Pyspark and UDF types problem

Published 11-02-2020 12:20:05

Hello!

Here is a fast note that might not be obvious. Beware with UDF types in PySpark.

from pyspark.sql.functions import udf
from pyspark.sql.types import IntegerType, FloatType


def very_fun(idk):
    return(22)
    
def floating_fun(idk):
    return(22.0)

df = sqlContext.createDataFrame(
    [
        (1, 'foo'), 
        (2, 'bar'),
    ],
    ['id', 'txt'] 
)    
    
funfun_int = udf(very_fun, IntegerType())
funfun_float = udf(very_fun, FloatType())
    
floatingfun_int = udf(floating_fun, IntegerType())
floatingfun_float = udf(floating_fun, FloatType())
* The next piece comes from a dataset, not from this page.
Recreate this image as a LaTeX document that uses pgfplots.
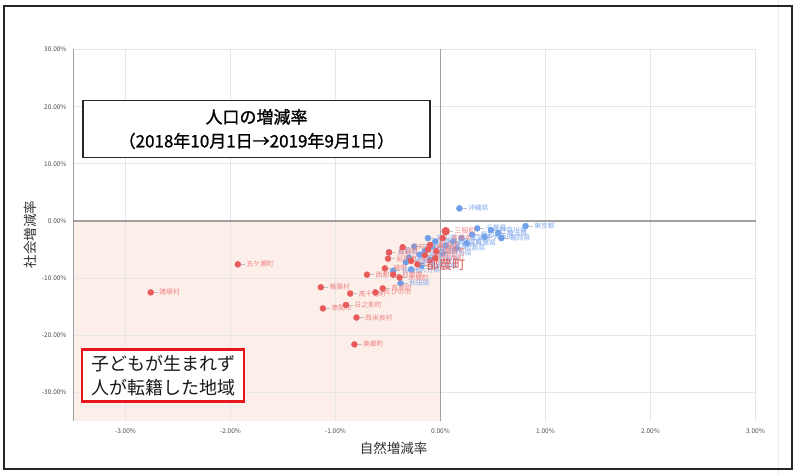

df = df.withColumn('funfun_int', funfun_int(df['id']))
df = df.withColumn('funfun_float', funfun_float(df['id']))

df = df.withColumn('floatingfun_int', floatingfun_int(df['id']))
df = df.withColumn('floatingfun_float', floatingfun_float(df['id']))

df.show()

And the result is not very amusing:

+---+---+----------+------------+---------------+-----------------+
| id|txt|funfun_int|funfun_float|floatingfun_int|floatingfun_float|
+---+---+----------+------------+---------------+-----------------+
|  1|foo|        22|        null|           null|             22.0|
|  2|bar|        22|        null|           null|             22.0|
+---+---+----------+------------+---------------+-----------------+

Conclusion: Know your types. Pyspark UDF is not going to do a cast for you.

Nota: I haven’t tested PandasUDF in this case, but I suppose it’s going to be a bit more creative.